Это массовое нападение вызвало, конечно, огромные эмоции. И, как всегда, власти и находящиеся у них на службе СМИ попытались создать еще большую путаницу, еще большую амальгаму, еще больший бред: против тех, кого они хотели уничтожить.
Как и любая операция такого рода, эта акция спустя несколько часов была заявлена непосредственно правительству. Однако власти постарались распространить ложные версии, в частности, смешав антиимпериалистов и неонацистских боевиков из немецкой группы Хоффмана. Тогда пресса перевернула все с ног на голову: полиция «заинтересовалась» ложным заявлением, «одной зацепкой среди других»; затем нас обвинили в том, что мы обеспечили материально-техническую поддержку нападения.
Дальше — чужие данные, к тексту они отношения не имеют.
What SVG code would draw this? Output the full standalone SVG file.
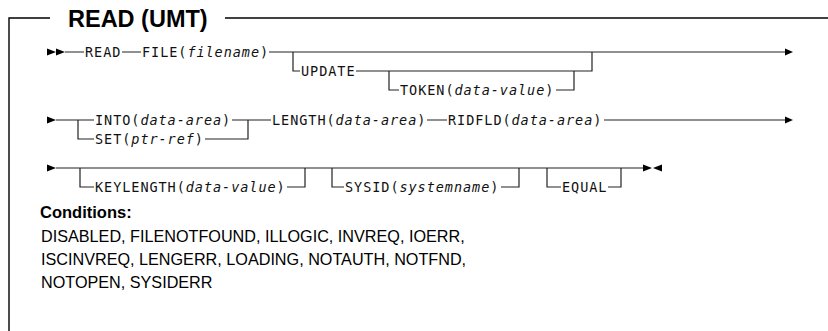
<svg xmlns="http://www.w3.org/2000/svg" width="828" height="331" viewBox="0 0 828 331">
<style>
.ln{fill:none;stroke:#222;stroke-width:1.2}
.fr{fill:none;stroke:#000;stroke-width:1.4}
.ar{fill:#000}
.m{font-family:"DejaVu Sans Mono",monospace;font-size:13.5px;letter-spacing:0.95px;fill:#111}
.i{font-style:italic}
.t{font-family:"Liberation Sans",Arial,sans-serif;font-weight:bold;font-size:23.5px;fill:#000}
.ch{font-family:"Liberation Sans",Arial,sans-serif;font-weight:bold;font-size:16.5px;fill:#000}
.c{font-family:"Liberation Sans",Arial,sans-serif;font-size:16.2px;fill:#000}
</style>
<rect width="828" height="331" fill="#fff"/>
<g id="frame">
<path class="fr" d="M9,331 V18 H50"/>
<path class="fr" d="M225,18 H828"/>
<text class="t" x="68" y="27">READ (UMT)</text>
</g>
<g id="connectors">
<path class="ar" d="M47,48.5 L56,52 L47,55.5 Z M56,48.5 L65,52 L56,55.5 Z"/>
<path class="ln" d="M65,52 H84 M122,52 H141 M269,52 H786"/>
<path class="ar" d="M785,48.5 L793,52 L785,55.5 Z"/>
<path class="ln" d="M293,52 V71 H300 M356,71 H592 V52"/>
<path class="ln" d="M389,71 V90 H399 M556,90 H574 V71"/>
<path class="ar" d="M47,116.5 L56,120 L47,123.5 Z"/>
<path class="ln" d="M56,120 H94 M78,120 V139 H94 M232,120 H271 M248,120 V139 H205 M427,120 H447 M604,120 H786"/>
<path class="ar" d="M785,116.5 L793,120 L785,123.5 Z"/>
<path class="ar" d="M47,164.5 L56,168 L47,171.5 Z"/>
<path class="ln" d="M56,168 H643"/>
<path class="ln" d="M80,168 V187 H94 M287,187 H305 V168"/>
<path class="ln" d="M332,168 V187 H344 M501,187 H519 V168"/>
<path class="ln" d="M547,168 V187 H561 M608,187 H621 V168"/>
<path class="ar" d="M643,164.5 L652,168 L643,171.5 Z M662,164.5 L653,168 L662,171.5 Z"/>
</g>
<g id="n-read"><text class="m" x="85" y="56.9">READ</text></g>
<g id="n-file"><text class="m" x="142" y="56.9">FILE(<tspan class="i">filename</tspan>)</text></g>
<g id="n-update"><text class="m" x="301" y="75.9">UPDATE</text></g>
<g id="n-token"><text class="m" x="400" y="94.9">TOKEN(<tspan class="i">data-value</tspan>)</text></g>
<g id="n-into"><text class="m" x="95" y="124.9">INTO(<tspan class="i">data-area</tspan>)</text></g>
<g id="n-set"><text class="m" x="95" y="143.9">SET(<tspan class="i">ptr-ref</tspan>)</text></g>
<g id="n-length"><text class="m" x="272" y="124.9">LENGTH(<tspan class="i">data-area</tspan>)</text></g>
<g id="n-ridfld"><text class="m" x="448" y="124.9">RIDFLD(<tspan class="i">data-area</tspan>)</text></g>
<g id="n-keylength"><text class="m" x="95" y="191.9">KEYLENGTH(<tspan class="i">data-value</tspan>)</text></g>
<g id="n-sysid"><text class="m" x="345" y="191.9">SYSID(<tspan class="i">systemname</tspan>)</text></g>
<g id="n-equal"><text class="m" x="562" y="191.9">EQUAL</text></g>
<g id="conditions">
<text class="ch" x="40" y="218">Conditions:</text>
<text class="c" x="41" y="242">DISABLED, FILENOTFOUND, ILLOGIC, INVREQ, IOERR,</text>
<text class="c" x="41" y="265">ISCINVREQ, LENGERR, LOADING, NOTAUTH, NOTFND,</text>
<text class="c" x="41" y="288">NOTOPEN, SYSIDERR</text>
</g>
</svg>
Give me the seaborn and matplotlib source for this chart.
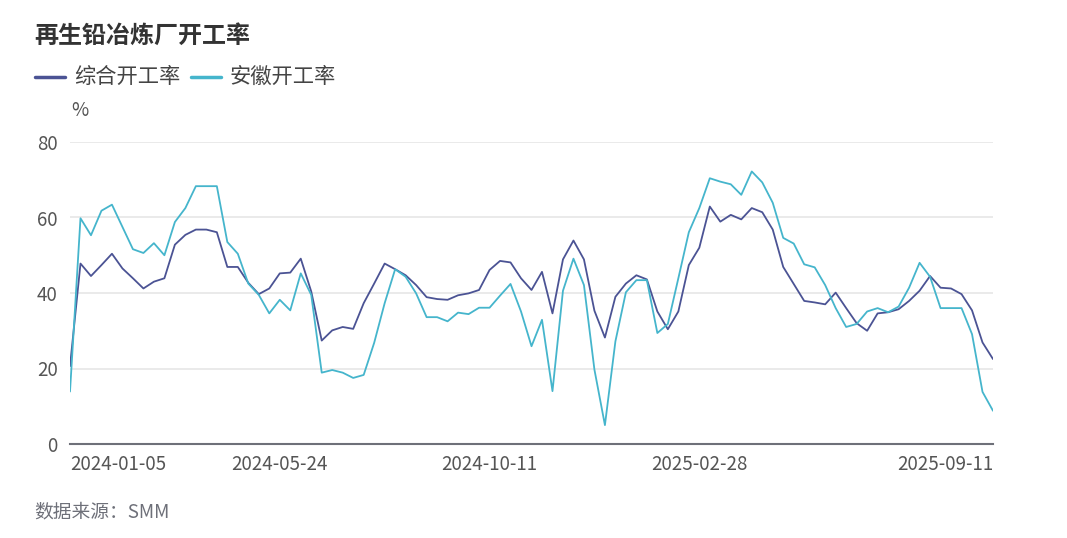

Но эта история была настолько неправдоподобной, что правительство неохотно приняло решение о нашем роспуске.
Более того, роспуск создавал различные проблемы для правительства. С одной стороны потому что Бадинтер обещал отменить все законы, которые коллективно наказывают за преступление или правонарушение – поэтому ему пришлось сначала отменить закон о воссоздании распущенной лиги. С другой стороны, потому что роспуск признал нашу организацию политической – в то время как тенденция заключалась в криминализации протеста.